Charts and diagrams as code
** BEGIN **
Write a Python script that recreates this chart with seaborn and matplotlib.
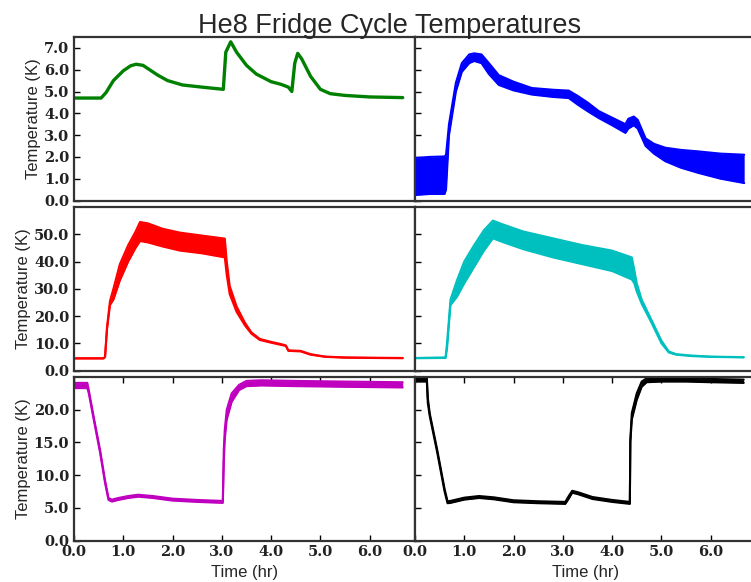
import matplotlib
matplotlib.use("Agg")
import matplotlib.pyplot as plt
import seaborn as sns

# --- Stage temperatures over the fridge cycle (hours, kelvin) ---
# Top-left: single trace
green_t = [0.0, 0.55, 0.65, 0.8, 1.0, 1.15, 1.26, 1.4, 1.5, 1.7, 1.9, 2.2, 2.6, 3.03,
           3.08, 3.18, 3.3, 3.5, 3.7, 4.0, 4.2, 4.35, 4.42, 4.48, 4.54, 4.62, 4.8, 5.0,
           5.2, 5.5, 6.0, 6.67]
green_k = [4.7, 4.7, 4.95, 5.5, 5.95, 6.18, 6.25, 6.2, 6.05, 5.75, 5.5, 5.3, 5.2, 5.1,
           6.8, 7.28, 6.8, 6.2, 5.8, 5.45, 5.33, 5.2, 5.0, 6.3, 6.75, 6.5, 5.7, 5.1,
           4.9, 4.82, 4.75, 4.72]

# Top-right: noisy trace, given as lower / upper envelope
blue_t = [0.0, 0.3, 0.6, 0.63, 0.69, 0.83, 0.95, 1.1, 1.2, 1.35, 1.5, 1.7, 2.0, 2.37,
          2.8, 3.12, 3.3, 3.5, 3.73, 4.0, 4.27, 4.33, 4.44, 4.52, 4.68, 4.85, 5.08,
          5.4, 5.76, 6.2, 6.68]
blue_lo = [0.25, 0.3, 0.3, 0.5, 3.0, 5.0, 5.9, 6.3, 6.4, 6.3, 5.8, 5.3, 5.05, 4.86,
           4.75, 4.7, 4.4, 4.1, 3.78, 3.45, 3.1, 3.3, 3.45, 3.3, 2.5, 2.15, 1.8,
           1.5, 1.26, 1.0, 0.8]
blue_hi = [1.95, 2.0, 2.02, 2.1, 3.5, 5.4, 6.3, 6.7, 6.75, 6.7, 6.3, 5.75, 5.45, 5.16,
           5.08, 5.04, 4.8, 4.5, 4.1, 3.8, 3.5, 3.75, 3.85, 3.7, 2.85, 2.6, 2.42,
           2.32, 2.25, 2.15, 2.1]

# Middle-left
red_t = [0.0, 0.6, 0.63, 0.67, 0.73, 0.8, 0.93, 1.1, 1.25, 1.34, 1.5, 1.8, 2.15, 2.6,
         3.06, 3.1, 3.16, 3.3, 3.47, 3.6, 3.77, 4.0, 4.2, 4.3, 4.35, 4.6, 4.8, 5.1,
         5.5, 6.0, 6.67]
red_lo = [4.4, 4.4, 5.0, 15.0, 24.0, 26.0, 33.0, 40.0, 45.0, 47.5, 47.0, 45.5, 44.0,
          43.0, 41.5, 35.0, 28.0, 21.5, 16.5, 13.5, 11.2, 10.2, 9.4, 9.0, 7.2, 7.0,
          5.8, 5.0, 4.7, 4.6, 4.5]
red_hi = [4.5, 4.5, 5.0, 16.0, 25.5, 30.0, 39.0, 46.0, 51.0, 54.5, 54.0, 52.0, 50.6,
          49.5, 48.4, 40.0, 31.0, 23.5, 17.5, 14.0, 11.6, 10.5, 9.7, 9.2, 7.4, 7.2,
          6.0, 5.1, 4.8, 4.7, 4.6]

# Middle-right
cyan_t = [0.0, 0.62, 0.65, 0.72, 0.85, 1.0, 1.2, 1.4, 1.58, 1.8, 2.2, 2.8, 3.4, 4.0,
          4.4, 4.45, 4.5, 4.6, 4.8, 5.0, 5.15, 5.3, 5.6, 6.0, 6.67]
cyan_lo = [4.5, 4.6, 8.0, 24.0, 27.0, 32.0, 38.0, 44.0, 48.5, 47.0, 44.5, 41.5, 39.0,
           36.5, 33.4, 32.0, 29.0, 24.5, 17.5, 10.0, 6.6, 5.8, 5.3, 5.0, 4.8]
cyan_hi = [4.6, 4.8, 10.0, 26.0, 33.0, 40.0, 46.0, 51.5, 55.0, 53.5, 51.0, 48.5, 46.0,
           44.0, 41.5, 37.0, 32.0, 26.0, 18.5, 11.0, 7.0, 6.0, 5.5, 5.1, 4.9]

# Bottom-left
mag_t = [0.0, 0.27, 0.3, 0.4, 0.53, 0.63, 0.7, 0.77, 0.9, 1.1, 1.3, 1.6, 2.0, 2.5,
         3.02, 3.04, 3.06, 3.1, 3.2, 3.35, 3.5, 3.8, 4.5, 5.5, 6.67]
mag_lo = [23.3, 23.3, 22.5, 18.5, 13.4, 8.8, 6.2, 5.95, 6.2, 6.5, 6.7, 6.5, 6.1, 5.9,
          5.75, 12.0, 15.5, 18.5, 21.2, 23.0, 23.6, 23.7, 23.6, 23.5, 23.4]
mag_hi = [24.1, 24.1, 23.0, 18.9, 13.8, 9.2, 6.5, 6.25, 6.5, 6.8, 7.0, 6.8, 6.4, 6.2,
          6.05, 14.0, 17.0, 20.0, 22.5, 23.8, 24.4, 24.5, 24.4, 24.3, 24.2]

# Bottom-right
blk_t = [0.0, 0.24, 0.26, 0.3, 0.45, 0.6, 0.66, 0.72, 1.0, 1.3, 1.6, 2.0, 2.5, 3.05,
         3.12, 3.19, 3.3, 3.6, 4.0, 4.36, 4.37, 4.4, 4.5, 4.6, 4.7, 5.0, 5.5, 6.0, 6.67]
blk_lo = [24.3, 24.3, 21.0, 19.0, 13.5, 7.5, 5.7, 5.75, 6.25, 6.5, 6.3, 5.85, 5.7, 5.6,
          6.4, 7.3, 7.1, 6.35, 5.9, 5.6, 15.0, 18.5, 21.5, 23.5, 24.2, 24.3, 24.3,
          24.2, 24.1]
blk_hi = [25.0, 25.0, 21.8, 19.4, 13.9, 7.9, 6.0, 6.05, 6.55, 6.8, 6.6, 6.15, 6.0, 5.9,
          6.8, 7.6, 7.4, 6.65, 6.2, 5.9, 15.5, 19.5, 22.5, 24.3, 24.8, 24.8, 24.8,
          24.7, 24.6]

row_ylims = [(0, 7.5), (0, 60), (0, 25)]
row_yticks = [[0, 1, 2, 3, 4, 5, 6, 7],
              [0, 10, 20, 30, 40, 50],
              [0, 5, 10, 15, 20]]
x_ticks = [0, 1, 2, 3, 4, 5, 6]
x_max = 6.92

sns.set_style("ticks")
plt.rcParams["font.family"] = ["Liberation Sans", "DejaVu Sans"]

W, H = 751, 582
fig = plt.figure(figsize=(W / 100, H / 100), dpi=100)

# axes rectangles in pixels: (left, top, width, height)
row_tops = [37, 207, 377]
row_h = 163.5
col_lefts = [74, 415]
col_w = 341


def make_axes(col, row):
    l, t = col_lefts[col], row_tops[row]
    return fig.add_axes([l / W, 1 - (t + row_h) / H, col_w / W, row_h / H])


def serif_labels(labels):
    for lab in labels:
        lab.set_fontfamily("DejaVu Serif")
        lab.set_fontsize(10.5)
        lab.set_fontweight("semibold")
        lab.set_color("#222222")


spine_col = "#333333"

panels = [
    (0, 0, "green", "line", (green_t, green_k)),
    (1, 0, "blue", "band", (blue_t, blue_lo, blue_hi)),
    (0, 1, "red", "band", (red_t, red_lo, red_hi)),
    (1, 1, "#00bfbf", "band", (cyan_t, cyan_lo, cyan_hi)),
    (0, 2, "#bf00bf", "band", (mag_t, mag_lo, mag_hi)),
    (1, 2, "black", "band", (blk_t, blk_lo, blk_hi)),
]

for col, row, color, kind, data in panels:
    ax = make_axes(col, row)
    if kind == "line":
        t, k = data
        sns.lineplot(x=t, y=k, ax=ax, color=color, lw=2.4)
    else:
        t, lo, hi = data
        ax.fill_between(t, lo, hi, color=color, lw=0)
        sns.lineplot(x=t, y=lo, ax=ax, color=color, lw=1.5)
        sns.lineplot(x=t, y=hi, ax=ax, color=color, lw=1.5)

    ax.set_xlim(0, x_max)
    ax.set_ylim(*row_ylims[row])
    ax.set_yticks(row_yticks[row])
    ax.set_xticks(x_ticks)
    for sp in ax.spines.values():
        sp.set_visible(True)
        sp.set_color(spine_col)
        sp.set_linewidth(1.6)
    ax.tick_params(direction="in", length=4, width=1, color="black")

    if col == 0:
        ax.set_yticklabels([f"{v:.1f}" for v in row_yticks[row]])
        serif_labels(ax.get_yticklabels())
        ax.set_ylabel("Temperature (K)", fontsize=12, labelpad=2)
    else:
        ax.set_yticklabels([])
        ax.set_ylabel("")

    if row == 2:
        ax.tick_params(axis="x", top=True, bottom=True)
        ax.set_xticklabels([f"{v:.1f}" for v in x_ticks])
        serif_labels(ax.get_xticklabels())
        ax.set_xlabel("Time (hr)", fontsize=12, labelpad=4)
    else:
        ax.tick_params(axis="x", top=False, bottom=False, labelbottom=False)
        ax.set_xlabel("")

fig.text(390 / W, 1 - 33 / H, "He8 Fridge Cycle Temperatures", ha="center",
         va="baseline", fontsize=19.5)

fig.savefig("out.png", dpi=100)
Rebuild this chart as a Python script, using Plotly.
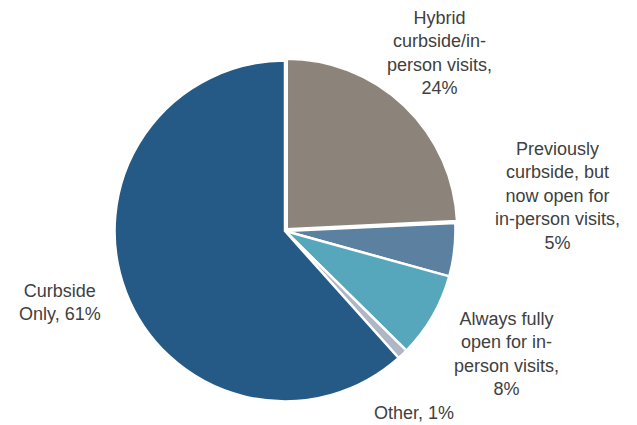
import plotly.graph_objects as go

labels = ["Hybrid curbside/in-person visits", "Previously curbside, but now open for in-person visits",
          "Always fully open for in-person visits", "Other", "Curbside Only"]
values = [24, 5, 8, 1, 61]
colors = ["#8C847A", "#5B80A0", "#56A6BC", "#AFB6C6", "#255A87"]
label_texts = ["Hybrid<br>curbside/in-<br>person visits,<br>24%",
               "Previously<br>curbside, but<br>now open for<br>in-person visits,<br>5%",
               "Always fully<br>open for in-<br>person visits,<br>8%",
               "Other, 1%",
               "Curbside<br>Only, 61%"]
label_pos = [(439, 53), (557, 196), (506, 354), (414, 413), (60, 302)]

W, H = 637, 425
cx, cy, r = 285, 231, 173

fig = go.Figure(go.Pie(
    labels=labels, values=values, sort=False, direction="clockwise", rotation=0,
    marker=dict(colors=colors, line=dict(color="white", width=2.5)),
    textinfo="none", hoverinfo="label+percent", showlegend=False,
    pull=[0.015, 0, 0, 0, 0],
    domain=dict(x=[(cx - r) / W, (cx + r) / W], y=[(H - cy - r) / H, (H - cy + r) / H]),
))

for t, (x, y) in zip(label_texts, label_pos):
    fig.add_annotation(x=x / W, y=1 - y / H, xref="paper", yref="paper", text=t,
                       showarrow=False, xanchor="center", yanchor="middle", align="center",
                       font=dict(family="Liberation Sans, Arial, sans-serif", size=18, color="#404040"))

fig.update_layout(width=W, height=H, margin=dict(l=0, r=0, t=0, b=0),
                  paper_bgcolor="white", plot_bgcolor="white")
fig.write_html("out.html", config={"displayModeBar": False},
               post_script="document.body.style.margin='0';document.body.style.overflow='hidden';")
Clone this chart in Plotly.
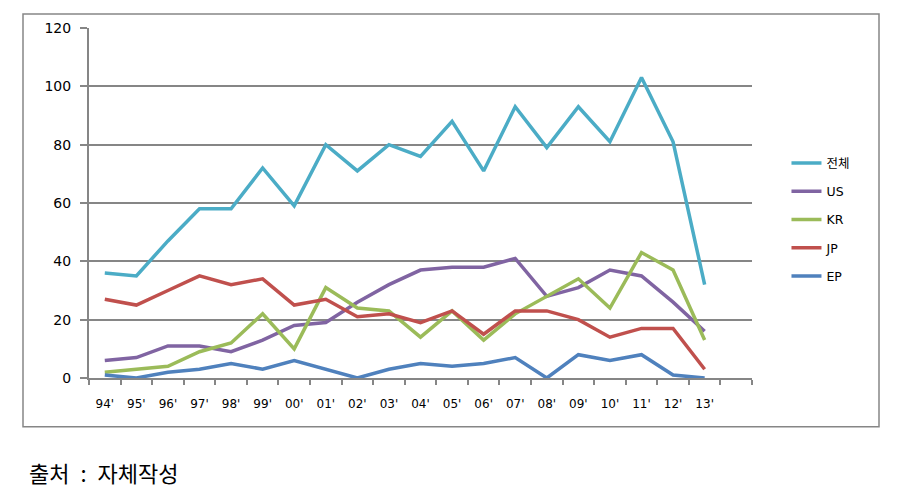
** END **
EXERCISE DESCRIPTION
Repeat exactly the part that opens with the line containing "Rebuild this chart" and closes with the line containing "import plotly.graph_objects as go". Include both end lines, and drop the pictures.

FULL SOLUTION
Rebuild this chart as a Python script, using Plotly.
import plotly.graph_objects as go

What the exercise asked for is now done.